▶ EXTRACTED INFORMATION:
════════════════════

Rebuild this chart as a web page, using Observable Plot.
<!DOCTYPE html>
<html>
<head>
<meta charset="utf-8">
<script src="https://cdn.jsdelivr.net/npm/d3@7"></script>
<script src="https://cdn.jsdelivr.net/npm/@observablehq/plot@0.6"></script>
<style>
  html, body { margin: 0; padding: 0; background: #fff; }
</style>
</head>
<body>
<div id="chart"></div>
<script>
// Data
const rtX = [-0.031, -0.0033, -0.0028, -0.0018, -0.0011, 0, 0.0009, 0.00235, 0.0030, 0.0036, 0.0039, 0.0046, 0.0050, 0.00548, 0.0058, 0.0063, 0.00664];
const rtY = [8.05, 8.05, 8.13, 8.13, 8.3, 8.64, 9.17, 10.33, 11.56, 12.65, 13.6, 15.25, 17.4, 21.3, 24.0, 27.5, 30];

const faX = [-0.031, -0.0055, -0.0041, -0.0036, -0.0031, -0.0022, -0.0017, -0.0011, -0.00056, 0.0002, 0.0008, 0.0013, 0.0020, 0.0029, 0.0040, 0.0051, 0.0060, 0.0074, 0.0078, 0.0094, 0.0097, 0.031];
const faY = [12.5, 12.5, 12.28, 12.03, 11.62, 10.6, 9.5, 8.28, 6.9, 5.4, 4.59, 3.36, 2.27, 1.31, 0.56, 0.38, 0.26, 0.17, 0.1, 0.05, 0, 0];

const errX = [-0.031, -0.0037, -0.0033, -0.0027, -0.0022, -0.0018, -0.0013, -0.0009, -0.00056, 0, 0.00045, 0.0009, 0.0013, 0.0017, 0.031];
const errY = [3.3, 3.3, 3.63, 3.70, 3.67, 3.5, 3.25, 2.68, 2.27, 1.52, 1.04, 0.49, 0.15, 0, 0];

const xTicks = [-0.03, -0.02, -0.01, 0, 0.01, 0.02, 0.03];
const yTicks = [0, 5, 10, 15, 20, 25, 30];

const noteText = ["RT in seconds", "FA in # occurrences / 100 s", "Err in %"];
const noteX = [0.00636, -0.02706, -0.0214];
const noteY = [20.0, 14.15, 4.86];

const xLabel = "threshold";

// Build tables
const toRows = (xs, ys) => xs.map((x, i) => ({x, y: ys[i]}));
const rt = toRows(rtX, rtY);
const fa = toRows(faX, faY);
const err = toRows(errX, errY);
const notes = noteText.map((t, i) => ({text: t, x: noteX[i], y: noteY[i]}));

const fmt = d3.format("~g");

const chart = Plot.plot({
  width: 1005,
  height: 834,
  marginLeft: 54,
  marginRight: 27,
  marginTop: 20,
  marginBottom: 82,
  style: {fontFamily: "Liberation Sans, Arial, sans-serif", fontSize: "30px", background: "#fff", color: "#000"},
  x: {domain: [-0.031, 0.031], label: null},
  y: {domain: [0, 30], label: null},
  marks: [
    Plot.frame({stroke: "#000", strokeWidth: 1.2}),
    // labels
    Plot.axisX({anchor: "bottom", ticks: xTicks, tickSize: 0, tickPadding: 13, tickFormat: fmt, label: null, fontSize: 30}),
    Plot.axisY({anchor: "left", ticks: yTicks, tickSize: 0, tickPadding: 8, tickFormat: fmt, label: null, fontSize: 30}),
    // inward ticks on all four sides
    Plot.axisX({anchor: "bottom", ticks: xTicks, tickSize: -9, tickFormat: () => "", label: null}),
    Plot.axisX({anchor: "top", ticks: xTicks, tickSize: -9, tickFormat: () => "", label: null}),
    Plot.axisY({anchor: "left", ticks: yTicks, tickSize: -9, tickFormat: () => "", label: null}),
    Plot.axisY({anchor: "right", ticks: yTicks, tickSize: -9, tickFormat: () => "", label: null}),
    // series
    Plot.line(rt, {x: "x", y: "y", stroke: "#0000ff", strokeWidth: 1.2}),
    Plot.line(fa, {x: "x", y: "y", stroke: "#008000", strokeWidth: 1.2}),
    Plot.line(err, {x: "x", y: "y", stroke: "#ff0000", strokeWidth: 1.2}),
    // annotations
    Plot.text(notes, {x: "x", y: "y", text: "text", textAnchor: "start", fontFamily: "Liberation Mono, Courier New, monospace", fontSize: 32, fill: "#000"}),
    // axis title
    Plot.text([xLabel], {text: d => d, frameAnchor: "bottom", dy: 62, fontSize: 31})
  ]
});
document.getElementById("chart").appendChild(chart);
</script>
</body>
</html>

════════════════════

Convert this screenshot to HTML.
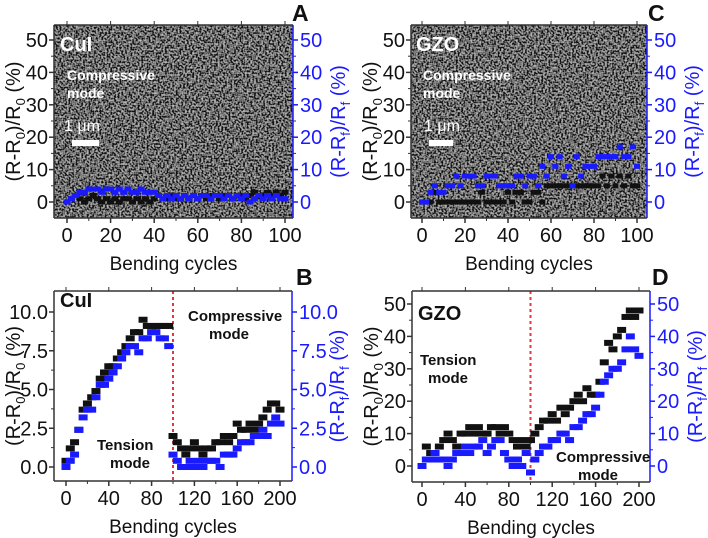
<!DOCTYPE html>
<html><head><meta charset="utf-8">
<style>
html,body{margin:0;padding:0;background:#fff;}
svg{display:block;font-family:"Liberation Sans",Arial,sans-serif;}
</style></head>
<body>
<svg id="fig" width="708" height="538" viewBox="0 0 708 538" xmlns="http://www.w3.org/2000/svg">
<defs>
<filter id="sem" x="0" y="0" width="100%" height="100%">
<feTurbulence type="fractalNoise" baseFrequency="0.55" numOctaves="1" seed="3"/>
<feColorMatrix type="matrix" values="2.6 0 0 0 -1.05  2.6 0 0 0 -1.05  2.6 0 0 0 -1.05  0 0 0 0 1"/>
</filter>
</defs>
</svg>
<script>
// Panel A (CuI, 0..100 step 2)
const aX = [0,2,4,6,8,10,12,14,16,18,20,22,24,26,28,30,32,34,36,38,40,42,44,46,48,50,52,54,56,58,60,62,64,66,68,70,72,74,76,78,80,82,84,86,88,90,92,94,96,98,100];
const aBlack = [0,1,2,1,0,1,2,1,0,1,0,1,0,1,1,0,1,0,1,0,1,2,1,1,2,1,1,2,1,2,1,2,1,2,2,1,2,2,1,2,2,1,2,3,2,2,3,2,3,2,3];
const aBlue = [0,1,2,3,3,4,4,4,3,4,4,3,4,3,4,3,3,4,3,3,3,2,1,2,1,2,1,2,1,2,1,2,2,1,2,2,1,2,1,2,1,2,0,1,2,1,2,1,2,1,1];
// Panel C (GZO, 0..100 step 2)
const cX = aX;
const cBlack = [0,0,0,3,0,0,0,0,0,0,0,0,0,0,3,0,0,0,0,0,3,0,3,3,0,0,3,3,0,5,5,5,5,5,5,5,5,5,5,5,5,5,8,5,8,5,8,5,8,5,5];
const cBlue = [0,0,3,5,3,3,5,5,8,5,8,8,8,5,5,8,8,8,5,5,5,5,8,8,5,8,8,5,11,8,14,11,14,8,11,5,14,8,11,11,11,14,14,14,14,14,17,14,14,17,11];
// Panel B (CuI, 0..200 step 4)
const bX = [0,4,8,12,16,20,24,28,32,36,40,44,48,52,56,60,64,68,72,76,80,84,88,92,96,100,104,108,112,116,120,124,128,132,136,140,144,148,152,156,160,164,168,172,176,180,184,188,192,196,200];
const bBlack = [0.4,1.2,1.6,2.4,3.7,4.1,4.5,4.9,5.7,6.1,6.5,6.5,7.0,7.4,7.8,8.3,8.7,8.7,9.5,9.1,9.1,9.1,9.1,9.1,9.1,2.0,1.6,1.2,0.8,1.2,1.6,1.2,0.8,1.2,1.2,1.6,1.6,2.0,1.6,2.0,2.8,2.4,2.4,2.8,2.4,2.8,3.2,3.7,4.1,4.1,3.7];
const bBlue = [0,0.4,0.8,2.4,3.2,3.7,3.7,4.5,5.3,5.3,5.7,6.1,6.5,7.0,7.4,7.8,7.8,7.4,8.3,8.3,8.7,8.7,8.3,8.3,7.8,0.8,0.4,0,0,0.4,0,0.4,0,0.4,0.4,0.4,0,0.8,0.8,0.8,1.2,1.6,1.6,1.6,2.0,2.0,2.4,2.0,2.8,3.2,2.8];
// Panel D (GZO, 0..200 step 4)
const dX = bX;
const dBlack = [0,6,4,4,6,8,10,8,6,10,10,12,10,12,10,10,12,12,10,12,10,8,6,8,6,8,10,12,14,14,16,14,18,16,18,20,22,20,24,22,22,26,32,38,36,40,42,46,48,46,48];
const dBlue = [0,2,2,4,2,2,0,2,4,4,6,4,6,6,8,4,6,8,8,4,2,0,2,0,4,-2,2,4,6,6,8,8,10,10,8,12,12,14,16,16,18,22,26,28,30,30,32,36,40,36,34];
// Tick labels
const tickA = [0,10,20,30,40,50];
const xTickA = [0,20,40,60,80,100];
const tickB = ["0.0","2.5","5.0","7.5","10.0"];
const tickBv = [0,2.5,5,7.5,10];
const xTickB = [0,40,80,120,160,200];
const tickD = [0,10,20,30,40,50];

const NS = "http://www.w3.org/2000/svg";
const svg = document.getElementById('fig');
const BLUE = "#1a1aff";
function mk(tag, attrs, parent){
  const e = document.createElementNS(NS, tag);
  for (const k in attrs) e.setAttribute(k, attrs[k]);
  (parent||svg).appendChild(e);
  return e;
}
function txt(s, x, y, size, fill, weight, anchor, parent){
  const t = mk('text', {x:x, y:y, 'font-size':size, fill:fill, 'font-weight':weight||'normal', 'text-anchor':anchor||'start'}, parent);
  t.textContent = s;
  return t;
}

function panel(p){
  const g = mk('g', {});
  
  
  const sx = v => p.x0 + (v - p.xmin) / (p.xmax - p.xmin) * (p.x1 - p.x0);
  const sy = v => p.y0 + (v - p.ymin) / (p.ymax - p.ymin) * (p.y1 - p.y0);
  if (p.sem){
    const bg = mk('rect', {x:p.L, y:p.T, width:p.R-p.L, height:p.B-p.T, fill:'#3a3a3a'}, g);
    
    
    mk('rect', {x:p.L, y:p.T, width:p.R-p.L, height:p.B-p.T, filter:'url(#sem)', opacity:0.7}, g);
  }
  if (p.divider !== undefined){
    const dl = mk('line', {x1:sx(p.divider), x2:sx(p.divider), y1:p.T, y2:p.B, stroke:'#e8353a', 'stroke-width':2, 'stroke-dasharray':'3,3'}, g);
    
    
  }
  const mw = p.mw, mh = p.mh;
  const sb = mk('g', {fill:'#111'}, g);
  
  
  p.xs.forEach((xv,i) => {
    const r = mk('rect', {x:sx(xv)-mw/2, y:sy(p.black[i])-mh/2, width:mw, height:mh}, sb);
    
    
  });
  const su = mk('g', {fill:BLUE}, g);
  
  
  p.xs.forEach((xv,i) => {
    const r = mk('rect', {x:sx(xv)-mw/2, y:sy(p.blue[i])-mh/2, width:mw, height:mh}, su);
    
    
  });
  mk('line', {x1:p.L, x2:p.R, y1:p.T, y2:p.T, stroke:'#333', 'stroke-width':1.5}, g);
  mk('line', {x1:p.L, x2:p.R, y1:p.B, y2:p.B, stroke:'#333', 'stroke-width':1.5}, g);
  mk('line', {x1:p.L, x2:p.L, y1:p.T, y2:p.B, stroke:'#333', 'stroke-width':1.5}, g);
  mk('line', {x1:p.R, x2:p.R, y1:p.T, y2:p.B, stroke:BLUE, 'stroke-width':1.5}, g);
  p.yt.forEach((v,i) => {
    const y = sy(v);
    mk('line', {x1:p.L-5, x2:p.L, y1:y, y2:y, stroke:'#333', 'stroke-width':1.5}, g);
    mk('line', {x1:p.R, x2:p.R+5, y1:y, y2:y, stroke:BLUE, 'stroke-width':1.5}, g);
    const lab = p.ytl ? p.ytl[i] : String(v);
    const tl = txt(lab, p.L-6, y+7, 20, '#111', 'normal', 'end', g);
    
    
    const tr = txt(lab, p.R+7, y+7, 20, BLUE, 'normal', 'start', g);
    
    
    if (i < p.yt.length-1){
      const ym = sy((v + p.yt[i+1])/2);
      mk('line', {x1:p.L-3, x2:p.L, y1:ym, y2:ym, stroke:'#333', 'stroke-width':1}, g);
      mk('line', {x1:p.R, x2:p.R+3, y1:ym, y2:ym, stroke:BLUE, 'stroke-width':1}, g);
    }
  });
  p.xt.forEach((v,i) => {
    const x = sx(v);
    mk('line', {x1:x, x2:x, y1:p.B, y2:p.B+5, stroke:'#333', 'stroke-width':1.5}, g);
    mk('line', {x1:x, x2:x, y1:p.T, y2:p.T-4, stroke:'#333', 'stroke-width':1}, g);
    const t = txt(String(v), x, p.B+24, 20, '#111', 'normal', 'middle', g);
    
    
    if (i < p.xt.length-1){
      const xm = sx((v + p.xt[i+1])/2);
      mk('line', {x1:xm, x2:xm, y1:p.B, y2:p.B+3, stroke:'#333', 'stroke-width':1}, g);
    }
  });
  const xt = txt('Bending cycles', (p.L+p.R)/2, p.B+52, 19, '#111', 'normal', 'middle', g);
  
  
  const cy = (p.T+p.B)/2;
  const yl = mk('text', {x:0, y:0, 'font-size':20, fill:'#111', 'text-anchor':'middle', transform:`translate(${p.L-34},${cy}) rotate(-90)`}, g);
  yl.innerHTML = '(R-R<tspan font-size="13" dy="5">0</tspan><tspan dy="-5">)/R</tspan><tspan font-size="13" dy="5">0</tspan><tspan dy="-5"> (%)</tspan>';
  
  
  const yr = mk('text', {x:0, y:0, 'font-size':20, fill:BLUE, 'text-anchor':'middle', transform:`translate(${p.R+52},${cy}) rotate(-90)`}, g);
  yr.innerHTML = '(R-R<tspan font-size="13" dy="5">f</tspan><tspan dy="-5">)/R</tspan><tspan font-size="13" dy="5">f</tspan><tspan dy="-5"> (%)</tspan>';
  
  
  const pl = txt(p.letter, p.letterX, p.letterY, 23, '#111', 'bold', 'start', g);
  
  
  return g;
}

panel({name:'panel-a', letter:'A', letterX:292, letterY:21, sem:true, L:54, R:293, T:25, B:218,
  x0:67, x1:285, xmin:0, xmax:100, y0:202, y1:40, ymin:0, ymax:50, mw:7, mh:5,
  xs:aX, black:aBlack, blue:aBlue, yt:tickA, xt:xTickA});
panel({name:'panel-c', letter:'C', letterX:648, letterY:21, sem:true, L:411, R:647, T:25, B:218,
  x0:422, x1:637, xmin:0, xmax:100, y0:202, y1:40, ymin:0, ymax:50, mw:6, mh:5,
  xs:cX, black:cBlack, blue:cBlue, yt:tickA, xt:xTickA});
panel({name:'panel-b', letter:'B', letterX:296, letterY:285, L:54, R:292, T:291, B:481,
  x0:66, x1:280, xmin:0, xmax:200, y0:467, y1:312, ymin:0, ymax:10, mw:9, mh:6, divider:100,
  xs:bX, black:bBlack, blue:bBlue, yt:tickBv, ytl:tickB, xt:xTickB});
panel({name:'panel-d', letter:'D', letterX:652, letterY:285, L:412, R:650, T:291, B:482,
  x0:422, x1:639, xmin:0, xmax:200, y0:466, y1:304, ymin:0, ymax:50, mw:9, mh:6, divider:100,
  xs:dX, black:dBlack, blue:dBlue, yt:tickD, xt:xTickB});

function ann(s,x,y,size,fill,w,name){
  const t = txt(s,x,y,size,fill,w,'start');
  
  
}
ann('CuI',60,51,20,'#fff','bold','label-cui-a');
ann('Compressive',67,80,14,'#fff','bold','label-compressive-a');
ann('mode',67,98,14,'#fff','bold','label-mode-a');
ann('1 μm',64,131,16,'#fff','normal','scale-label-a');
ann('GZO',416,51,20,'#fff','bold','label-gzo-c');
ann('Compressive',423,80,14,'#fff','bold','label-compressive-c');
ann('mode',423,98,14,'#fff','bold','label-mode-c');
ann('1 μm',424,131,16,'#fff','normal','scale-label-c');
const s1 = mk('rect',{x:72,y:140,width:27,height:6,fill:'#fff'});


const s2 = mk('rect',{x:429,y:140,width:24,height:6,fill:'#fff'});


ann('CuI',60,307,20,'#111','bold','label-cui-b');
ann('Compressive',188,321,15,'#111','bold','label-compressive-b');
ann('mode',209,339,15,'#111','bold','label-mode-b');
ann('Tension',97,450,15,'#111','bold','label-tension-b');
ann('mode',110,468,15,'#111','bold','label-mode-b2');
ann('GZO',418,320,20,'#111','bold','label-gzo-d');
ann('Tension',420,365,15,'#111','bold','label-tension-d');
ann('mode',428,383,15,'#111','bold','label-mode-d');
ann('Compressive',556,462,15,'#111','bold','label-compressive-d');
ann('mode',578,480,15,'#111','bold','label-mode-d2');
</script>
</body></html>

════════════════════

▶ TASK DESCRIPTION:
Above are the entries. Quote exactly the lines from the one bearing "Rebuild this chart" through the one bearing "0.15, 0, 0];".

▶ REPLY:
Rebuild this chart as a web page, using Observable Plot.
<!DOCTYPE html>
<html>
<head>
<meta charset="utf-8">
<script src="https://cdn.jsdelivr.net/npm/d3@7"></script>
<script src="https://cdn.jsdelivr.net/npm/@observablehq/plot@0.6"></script>
<style>
  html, body { margin: 0; padding: 0; background: #fff; }
</style>
</head>
<body>
<div id="chart"></div>
<script>
// Data
const rtX = [-0.031, -0.0033, -0.0028, -0.0018, -0.0011, 0, 0.0009, 0.00235, 0.0030, 0.0036, 0.0039, 0.0046, 0.0050, 0.00548, 0.0058, 0.0063, 0.00664];
const rtY = [8.05, 8.05, 8.13, 8.13, 8.3, 8.64, 9.17, 10.33, 11.56, 12.65, 13.6, 15.25, 17.4, 21.3, 24.0, 27.5, 30];

const faX = [-0.031, -0.0055, -0.0041, -0.0036, -0.0031, -0.0022, -0.0017, -0.0011, -0.00056, 0.0002, 0.0008, 0.0013, 0.0020, 0.0029, 0.0040, 0.0051, 0.0060, 0.0074, 0.0078, 0.0094, 0.0097, 0.031];
const faY = [12.5, 12.5, 12.28, 12.03, 11.62, 10.6, 9.5, 8.28, 6.9, 5.4, 4.59, 3.36, 2.27, 1.31, 0.56, 0.38, 0.26, 0.17, 0.1, 0.05, 0, 0];

const errX = [-0.031, -0.0037, -0.0033, -0.0027, -0.0022, -0.0018, -0.0013, -0.0009, -0.00056, 0, 0.00045, 0.0009, 0.0013, 0.0017, 0.031];
const errY = [3.3, 3.3, 3.63, 3.70, 3.67, 3.5, 3.25, 2.68, 2.27, 1.52, 1.04, 0.49, 0.15, 0, 0];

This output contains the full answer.